**Short task:** Below is a listing. Return the lines from the one that contains "Emit a Python" to the one that contains "gray_img = np.dstack([gray, gray, gray]).repeat(2, axis=0)", both ends included, verbatim and with no pictures.

------ Data lines ------

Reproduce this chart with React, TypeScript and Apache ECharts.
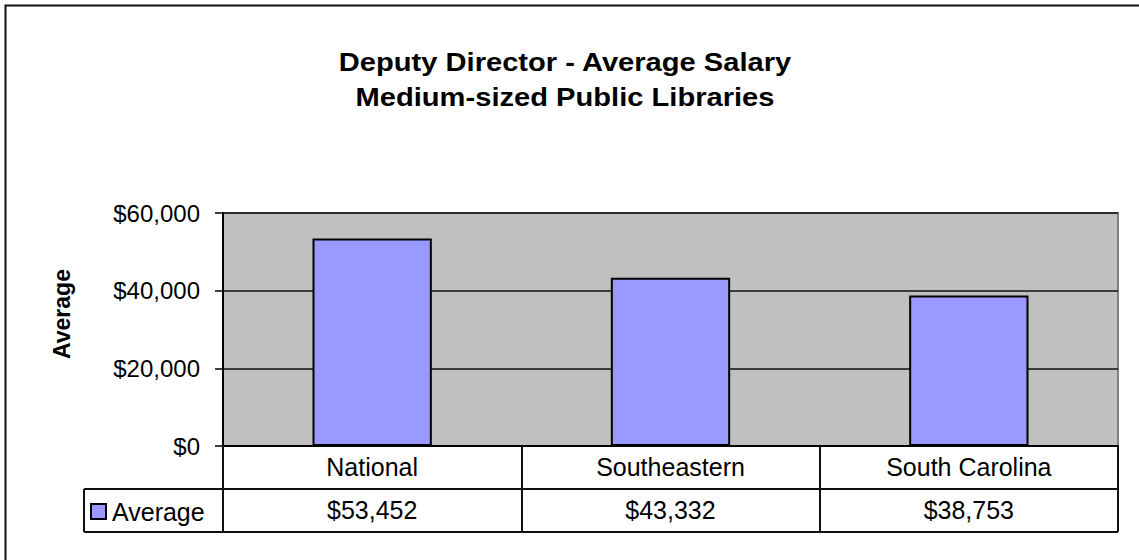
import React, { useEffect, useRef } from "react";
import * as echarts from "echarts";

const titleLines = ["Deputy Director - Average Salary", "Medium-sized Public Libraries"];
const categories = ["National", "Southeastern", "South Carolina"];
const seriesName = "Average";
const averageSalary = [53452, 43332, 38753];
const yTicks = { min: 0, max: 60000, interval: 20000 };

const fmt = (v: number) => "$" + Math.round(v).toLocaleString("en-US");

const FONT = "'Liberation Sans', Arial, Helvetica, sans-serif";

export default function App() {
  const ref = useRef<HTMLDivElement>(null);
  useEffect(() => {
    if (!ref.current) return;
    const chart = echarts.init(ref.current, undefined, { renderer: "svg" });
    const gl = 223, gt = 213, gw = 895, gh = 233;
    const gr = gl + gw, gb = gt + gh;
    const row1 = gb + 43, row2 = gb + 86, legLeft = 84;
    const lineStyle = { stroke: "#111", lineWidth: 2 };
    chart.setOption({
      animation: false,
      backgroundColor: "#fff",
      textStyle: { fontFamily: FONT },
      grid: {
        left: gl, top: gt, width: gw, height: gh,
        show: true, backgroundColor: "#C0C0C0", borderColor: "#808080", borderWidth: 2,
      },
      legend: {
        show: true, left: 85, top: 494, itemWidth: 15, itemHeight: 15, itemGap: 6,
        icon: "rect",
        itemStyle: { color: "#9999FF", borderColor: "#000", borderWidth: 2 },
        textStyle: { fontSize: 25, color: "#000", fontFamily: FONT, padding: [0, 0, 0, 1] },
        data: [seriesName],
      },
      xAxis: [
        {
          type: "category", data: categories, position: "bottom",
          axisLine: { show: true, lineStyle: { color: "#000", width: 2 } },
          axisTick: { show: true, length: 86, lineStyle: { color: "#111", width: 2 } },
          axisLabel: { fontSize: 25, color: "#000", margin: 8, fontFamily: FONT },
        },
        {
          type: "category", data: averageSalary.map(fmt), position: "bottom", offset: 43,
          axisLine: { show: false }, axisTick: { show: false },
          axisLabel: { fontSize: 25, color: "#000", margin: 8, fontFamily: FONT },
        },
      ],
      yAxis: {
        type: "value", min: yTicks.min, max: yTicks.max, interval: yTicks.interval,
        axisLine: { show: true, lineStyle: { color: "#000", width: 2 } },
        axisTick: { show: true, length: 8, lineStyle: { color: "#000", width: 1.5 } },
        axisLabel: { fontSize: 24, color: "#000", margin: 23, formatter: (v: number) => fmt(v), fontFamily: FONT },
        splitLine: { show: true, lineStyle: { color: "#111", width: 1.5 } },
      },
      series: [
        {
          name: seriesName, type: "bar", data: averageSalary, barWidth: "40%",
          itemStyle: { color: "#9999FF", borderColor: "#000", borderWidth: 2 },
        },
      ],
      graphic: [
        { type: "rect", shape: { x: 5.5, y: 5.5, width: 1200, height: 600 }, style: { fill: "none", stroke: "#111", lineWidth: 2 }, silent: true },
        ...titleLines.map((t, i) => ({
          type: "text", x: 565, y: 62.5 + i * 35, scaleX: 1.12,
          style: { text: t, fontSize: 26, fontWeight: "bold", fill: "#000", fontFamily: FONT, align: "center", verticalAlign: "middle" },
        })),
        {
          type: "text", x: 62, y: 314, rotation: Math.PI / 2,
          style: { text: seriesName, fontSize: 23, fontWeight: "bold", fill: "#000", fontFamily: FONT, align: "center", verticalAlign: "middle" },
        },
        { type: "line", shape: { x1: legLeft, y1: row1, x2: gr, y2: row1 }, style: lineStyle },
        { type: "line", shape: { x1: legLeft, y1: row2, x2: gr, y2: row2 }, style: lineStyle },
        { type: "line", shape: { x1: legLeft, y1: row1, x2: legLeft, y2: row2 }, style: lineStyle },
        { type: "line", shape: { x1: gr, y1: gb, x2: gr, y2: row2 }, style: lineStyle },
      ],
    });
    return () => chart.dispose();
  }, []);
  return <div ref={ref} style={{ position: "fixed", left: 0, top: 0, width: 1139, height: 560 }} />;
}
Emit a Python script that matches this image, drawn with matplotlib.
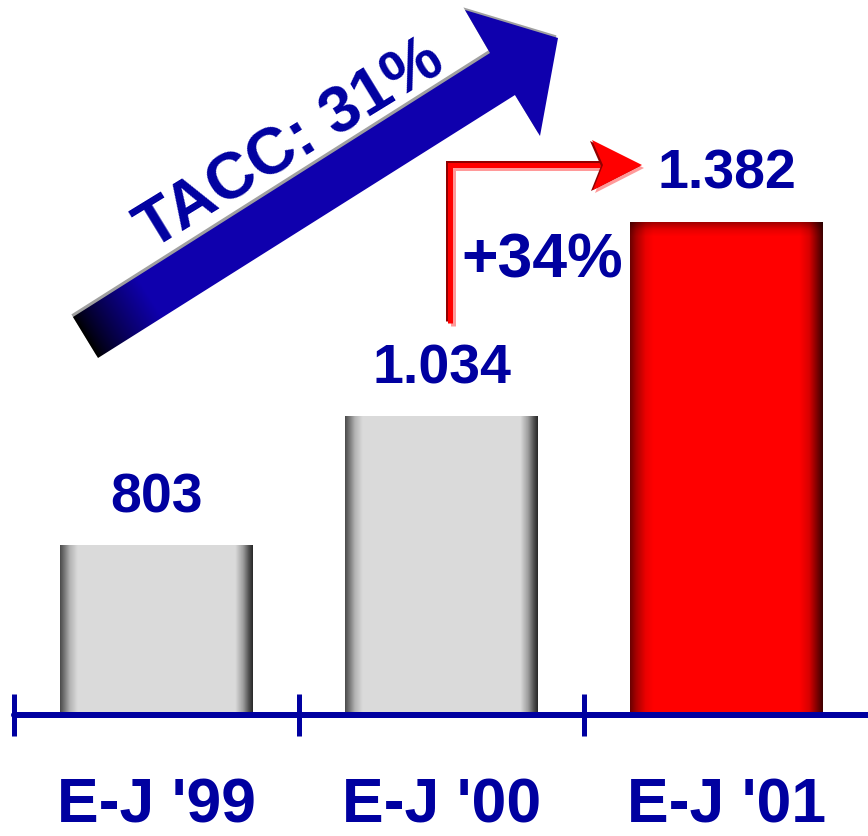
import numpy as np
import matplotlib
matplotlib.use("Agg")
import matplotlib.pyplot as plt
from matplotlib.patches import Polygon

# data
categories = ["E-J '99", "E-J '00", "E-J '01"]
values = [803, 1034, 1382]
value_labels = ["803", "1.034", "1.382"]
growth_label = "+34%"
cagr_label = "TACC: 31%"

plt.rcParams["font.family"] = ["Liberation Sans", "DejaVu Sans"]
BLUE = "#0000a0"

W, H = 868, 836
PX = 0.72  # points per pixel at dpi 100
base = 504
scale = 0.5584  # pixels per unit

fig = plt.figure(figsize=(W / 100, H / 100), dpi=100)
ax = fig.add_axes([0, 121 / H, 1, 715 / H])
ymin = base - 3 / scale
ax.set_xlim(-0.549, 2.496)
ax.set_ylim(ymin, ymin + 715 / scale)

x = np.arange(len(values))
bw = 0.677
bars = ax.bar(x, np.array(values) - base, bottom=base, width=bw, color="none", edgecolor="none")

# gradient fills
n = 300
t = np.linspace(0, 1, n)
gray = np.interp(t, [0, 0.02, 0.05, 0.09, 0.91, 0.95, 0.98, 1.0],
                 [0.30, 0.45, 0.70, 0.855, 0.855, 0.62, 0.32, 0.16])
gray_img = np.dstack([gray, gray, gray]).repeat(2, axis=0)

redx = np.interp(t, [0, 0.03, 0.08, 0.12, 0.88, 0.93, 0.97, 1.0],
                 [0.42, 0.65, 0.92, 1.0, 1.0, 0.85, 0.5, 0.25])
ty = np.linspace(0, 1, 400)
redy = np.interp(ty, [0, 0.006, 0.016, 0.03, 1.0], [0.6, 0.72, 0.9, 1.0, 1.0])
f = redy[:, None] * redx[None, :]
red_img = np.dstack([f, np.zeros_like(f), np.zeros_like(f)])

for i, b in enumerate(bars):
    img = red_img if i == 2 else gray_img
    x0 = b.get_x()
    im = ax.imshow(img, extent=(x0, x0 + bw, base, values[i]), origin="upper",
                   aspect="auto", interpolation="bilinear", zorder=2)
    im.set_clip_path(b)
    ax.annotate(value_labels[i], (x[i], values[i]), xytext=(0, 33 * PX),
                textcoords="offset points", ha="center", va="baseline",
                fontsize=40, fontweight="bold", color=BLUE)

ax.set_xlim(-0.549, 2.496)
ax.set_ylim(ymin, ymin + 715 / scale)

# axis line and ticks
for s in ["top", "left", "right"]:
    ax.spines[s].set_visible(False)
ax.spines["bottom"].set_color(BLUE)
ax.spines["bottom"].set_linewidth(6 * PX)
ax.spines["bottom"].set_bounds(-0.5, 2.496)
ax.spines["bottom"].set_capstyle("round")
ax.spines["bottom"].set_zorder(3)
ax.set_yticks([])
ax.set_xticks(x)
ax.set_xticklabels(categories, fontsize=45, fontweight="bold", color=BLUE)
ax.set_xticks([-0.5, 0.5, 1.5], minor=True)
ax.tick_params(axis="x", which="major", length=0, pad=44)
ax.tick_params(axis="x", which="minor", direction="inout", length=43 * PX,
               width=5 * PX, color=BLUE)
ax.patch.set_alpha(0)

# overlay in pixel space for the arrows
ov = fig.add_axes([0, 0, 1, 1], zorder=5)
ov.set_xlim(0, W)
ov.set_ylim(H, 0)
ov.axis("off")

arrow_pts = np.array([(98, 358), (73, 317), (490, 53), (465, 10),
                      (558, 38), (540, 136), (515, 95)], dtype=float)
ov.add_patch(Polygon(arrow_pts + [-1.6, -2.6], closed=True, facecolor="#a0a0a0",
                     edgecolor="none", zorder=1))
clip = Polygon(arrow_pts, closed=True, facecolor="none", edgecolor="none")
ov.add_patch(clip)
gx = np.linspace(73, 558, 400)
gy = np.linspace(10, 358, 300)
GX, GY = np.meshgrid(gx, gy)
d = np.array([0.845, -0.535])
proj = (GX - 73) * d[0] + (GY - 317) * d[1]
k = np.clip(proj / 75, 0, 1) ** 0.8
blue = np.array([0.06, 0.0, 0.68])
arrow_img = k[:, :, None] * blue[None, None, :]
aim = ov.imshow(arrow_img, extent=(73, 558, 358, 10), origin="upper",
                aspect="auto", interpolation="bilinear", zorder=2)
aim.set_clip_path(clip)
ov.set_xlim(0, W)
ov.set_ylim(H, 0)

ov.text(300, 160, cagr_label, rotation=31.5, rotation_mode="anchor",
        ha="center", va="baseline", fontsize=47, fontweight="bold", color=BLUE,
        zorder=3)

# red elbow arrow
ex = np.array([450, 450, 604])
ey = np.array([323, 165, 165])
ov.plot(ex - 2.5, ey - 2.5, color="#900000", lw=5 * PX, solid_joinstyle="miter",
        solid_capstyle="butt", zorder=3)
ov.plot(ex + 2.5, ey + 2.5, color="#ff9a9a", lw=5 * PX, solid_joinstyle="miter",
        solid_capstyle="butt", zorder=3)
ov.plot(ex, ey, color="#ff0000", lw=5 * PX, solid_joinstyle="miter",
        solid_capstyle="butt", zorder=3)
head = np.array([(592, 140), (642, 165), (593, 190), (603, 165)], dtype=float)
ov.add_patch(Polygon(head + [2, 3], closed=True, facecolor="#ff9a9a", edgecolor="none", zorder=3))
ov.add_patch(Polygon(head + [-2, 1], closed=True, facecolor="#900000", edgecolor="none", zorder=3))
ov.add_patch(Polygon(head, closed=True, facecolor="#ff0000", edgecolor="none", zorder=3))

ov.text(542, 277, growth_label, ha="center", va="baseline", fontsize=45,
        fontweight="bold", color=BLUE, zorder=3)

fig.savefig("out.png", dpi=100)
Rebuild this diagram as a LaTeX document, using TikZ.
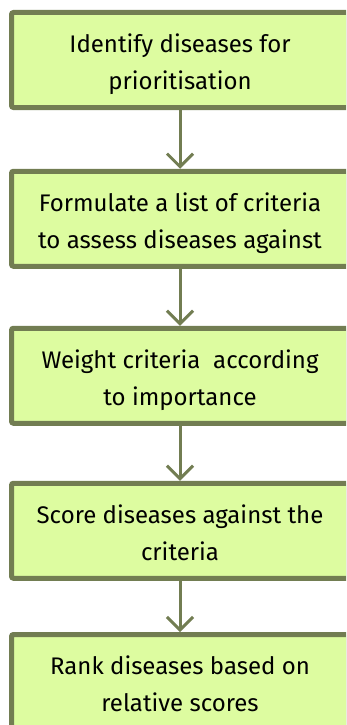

------

**Task result:**
Emit a Python script that matches this image, drawn with matplotlib.
import numpy as np
import matplotlib
matplotlib.use("Agg")
import matplotlib.pyplot as plt
from matplotlib.patches import Polygon

# data
categories = ["E-J '99", "E-J '00", "E-J '01"]
values = [803, 1034, 1382]
value_labels = ["803", "1.034", "1.382"]
growth_label = "+34%"
cagr_label = "TACC: 31%"

plt.rcParams["font.family"] = ["Liberation Sans", "DejaVu Sans"]
BLUE = "#0000a0"

W, H = 868, 836
PX = 0.72  # points per pixel at dpi 100
base = 504
scale = 0.5584  # pixels per unit

fig = plt.figure(figsize=(W / 100, H / 100), dpi=100)
ax = fig.add_axes([0, 121 / H, 1, 715 / H])
ymin = base - 3 / scale
ax.set_xlim(-0.549, 2.496)
ax.set_ylim(ymin, ymin + 715 / scale)

x = np.arange(len(values))
bw = 0.677
bars = ax.bar(x, np.array(values) - base, bottom=base, width=bw, color="none", edgecolor="none")

# gradient fills
n = 300
t = np.linspace(0, 1, n)
gray = np.interp(t, [0, 0.02, 0.05, 0.09, 0.91, 0.95, 0.98, 1.0],
                 [0.30, 0.45, 0.70, 0.855, 0.855, 0.62, 0.32, 0.16])
gray_img = np.dstack([gray, gray, gray]).repeat(2, axis=0)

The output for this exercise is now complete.